When it comes to farming, a lot of your success centers around your ability to crossbreed slimes, turning them into dual-pooping largos. Each slime has a favorite food, and if you feed them that food, they’ll poop twice. So, if you crossbreed slimes, you can only need to grow one favourite food for the two types you combined into one, and you’ll get tonnes of plorts, and…

Oh, gosh. I just completed Slime Rancher a couple of hours before starting to write this review. Let me tell you, after, I don’t know, 20 hours, the actual ranching part of Slime Rancher gets so damned tedious. Running around, sucking up food, jamming them into auto feeders, taking the poop, sticking it into silos, selling when it gets to a good price, and then also gathering resources and crafting equipment; it’s a lot by the end. You wind up spending a lot more time ranching than you do anything else. The adventure becomes ancillary.

It was getting painful – physically uncomfortable – to play. There is not enough automation, and not enough freedom to actually take the pain out of the equation. There are some ways to ease it, but just not enough.

Slime Rancher looking down at a herd (swarm?) of slimes.
Gold and Maneki Neko slimes? Score.

HOW TO TREAT A GORDO

Ranching is only one part of Slime Rancher. The other half of the game is exploration. You hop around the Far, Far Range, looking for new slimes, food, and other treasures. It’s not, like, what you’d maybe consider a traditionally open world. Not in the sense of, say, Breath of the Wild. It’s actually a bunch of interconnected areas that consist of enclosed canyons. Sort of like Metroid Prime but with less density and depth.

Like Metroid, it’s a gated exploration game, but the gates are literally locked gates, and you get keys to them by feeding chubby slimes. The rotund blobs are called Gordos, and they’re just gigantic, immobile slimes. You feed them until they pop, and sometimes they leave keys behind. It’s easily the best locking system I’ve ever seen in one of these games, even if it’s not a very deep mechanic.
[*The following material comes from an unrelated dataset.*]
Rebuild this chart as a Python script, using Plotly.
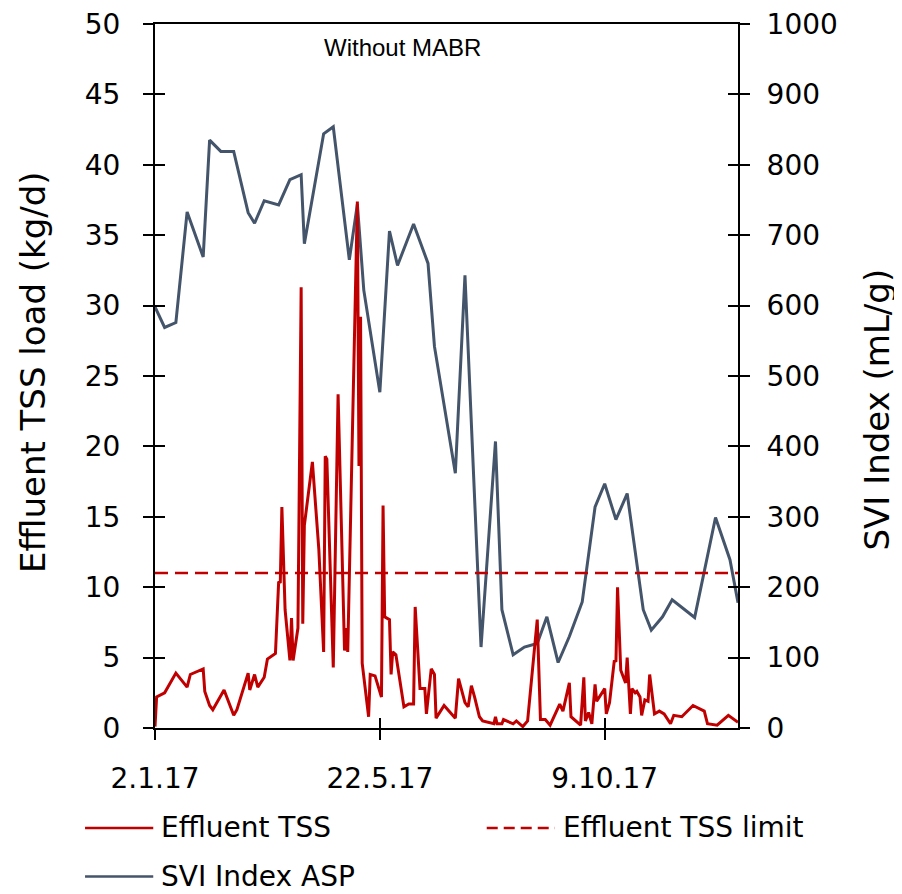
import pandas as pd
import plotly.graph_objects as go

# values (day offsets from 2 Jan 2017)
tss_day = [0, 1, 6, 13, 20, 22, 30, 31, 34, 36,
           43, 49, 51, 58, 59, 62, 64, 68, 70, 75,
           77, 78, 79, 81, 84, 85, 86, 89, 91, 92,
           93, 98, 102, 105, 106, 107, 111, 114, 118, 119,
           120, 126, 127, 128, 129, 133, 134, 137, 141, 142,
           143, 146, 147, 148, 150, 155, 158, 161, 162, 165,
           168, 169, 172, 174, 175, 180, 187, 189, 193, 195,
           197, 199, 202, 204, 211, 212, 213, 216, 217, 223,
           225, 229, 232, 238, 240, 243, 246, 252, 254, 258,
           259, 265, 267, 268, 270, 272, 274, 275, 280, 281,
           283, 286, 287, 288, 290, 293, 294, 296, 297, 299,
           300, 302, 303, 305, 307, 308, 311, 314, 317, 321,
           323, 328, 335, 342, 344, 350, 357, 363]
tss_load = [0.1, 2.2, 2.5, 3.9, 2.9, 3.8, 4.2, 2.6, 1.6, 1.3,
            2.7, 0.9, 1.3, 3.9, 2.7, 3.8, 2.9, 3.6, 4.9, 5.3,
            10.4, 10.3, 15.7, 8.4, 4.8, 7.8, 4.8, 7.1, 31.3, 7.4,
            14.4, 18.9, 12.7, 5.4, 19.3, 19.1, 4.3, 23.7, 5.5, 7.1,
            5.4, 37.4, 18.6, 29.2, 4.6, 0.8, 3.8, 3.7, 2.2, 15.8,
            7.9, 7.7, 3.8, 5.4, 5.2, 1.5, 1.7, 1.7, 8.6, 2.8,
            2.8, 1.0, 4.2, 3.8, 0.7, 1.6, 0.7, 3.5, 1.8, 1.5,
            3.0, 2.2, 0.8, 0.5, 0.3, 0.8, 0.3, 0.3, 0.6, 0.3,
            0.5, 0.1, 0.5, 7.7, 0.6, 0.6, 0.2, 1.7, 1.2, 3.2,
            0.8, 0.2, 3.6, 0.5, 1.1, 0.3, 3.1, 1.9, 2.8, 1.0,
            1.8, 4.8, 4.7, 10.0, 4.1, 3.2, 5.0, 1.0, 2.8, 2.5,
            2.6, 2.2, 0.9, 2.0, 1.9, 3.8, 1.0, 1.2, 1.0, 0.3,
            0.9, 0.8, 1.6, 1.2, 0.3, 0.2, 0.9, 0.4]

svi_day = [0, 6, 13, 20, 30, 34, 41, 49, 58, 62,
           68, 77, 84, 91, 93, 105, 111, 121, 126, 130,
           140, 146, 151, 161, 170, 174, 187, 193, 203, 212,
           216, 223, 230, 238, 244, 251, 258, 266, 274, 280,
           287, 294, 304, 309, 316, 322, 336, 349, 358, 363]
svi_index = [598, 569, 576, 733, 669, 835, 819, 819, 732, 717,
             749, 743, 779, 786, 688, 844, 854, 665, 744, 622,
             477, 706, 657, 716, 660, 542, 362, 643, 115, 407,
             168, 104, 115, 120, 158, 93, 130, 179, 314, 347,
             296, 333, 168, 139, 158, 182, 157, 299, 239, 178]

tss_limit = 11

tick_dates = ["2017-01-02", "2017-05-22", "2017-10-09"]
tick_text = ["2.1.17", "22.5.17", "9.10.17"]

assert len(tss_day) == len(tss_load)
assert len(svi_day) == len(svi_index)

START = pd.Timestamp("2017-01-02")
END = pd.Timestamp("2017-12-31")
tss_x = START + pd.to_timedelta(tss_day, unit="D")
svi_x = START + pd.to_timedelta(svi_day, unit="D")

RED = "#C00000"
BLUE = "#44546A"
FONT = "DejaVu Sans"
FS = 28
TITLE_FS = 34

fig = go.Figure()

# SVI on the base (right) axis so the TSS traces sit on top of it
fig.add_trace(go.Scatter(x=svi_x, y=svi_index, mode="lines", name="SVI Index ASP",
                         line=dict(color=BLUE, width=3), yaxis="y", showlegend=False))
fig.add_trace(go.Scatter(x=tss_x, y=tss_load, mode="lines", name="Effluent TSS",
                         line=dict(color=RED, width=3), yaxis="y2", showlegend=False))
fig.add_trace(go.Scatter(x=[START, END], y=[tss_limit, tss_limit], mode="lines",
                         name="Effluent TSS limit", xaxis="x3", yaxis="y3",
                         line=dict(color=RED, width=2.5, dash="13px,7px"), showlegend=False))

tick_common = dict(tickcolor="black", tickwidth=1.5, ticklen=10,
                   showgrid=False, zeroline=False, automargin=False)

# the page body adds an 8px margin, so the figure is 8px smaller than the window
fig.update_layout(
    width=894, height=886,
    margin=dict(l=147, r=164, t=16, b=166),
    paper_bgcolor="white", plot_bgcolor="white",
    font=dict(family=FONT, size=FS, color="black"),
    xaxis=dict(type="date", range=[START, END], tickvals=tick_dates, ticktext=tick_text,
               ticks="outside", showline=True, linecolor="black", linewidth=2,
               mirror=True, ticklabelstandoff=14, **tick_common),
    yaxis=dict(range=[0, 1000], dtick=100, side="right", ticks="outside",
               showline=True, linecolor="black", linewidth=2, mirror="ticks",
               ticklabelstandoff=11, ticklabeloverflow="allow", **tick_common),
    yaxis2=dict(range=[0, 50], dtick=5, side="left", overlaying="y", ticks="outside",
                showline=False, ticklabelstandoff=18, ticklabeloverflow="allow",
                **tick_common),
    xaxis3=dict(type="date", range=[START, END], tickvals=tick_dates, overlaying="x",
                anchor="y3", ticks="inside", showticklabels=False, showline=False,
                **tick_common),
    yaxis3=dict(range=[0, 50], dtick=5, side="left", overlaying="y", anchor="x3",
                ticks="inside", showticklabels=False, showline=True, linecolor="black",
                linewidth=2, mirror="ticks", **tick_common),
)

# axis titles and the panel label
fig.add_annotation(text="Effluent TSS load (kg/d)", xref="paper", yref="paper",
                   x=-0.209, y=0.506, textangle=-90, showarrow=False,
                   xanchor="center", yanchor="middle", font=dict(size=TITLE_FS))
fig.add_annotation(text="SVI Index (mL/g)", xref="paper", yref="paper",
                   x=1.238, y=0.452, textangle=-90, showarrow=False,
                   xanchor="center", yanchor="middle", font=dict(size=TITLE_FS))
fig.add_annotation(text="Without MABR", xref="paper", yref="paper",
                   x=0.425, y=0.966, showarrow=False, xanchor="center", yanchor="middle",
                   font=dict(family="Liberation Sans", size=24))

# legend drawn by hand so the line samples are as long as in the reference
legend_items = [
    ("Effluent TSS", RED, "solid", -0.120, -0.142),
    ("Effluent TSS limit", RED, "dash", 0.569, -0.142),
    ("SVI Index ASP", BLUE, "solid", -0.120, -0.211),
]
for label, color, dash, x0, y0 in legend_items:
    fig.add_shape(type="line", xref="paper", yref="paper", x0=x0, x1=x0 + 0.117,
                  y0=y0, y1=y0, line=dict(color=color, width=2.5,
                                          dash="11px,6px" if dash == "dash" else "solid"))
    fig.add_annotation(text=label, xref="paper", yref="paper", x=x0 + 0.127, y=y0,
                       showarrow=False, xanchor="left", yanchor="middle",
                       font=dict(size=FS))

fig.write_html("out.html")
There’s a laid-back, cozy feeling to the exploration since there isn’t any purpose to it aside from gaining more slimes. There isn’t really an overarching plot, aside from following boring notes from some person (Hudson) or reading really boring emails from some other person (Casey). You’re not trying to defeat evil slime poachers or save the world through slime friendship. You’re just nabbing slimes to stick into your battery farm. If there’s a bad guy here, it’s you. You jerk. Is this really a humane way to treat your slimes?

Feeding the Gordos? That’s how you treat a Gordo.

Slime Rancher Gordo being fed.
Aw, he’s hungry.

SLIME MEAT

The actual goal of Slime Rancher – the point you have to reach to get the credits to roll – is a real head-scratcher. If you penetrate to the furthest reaches of the Far, Far Range, you find one last message from Hudson and then nothing. They suggest that something cool might have been in this spot at some time, but it’s not there anymore. Just a fancy-looking chamber.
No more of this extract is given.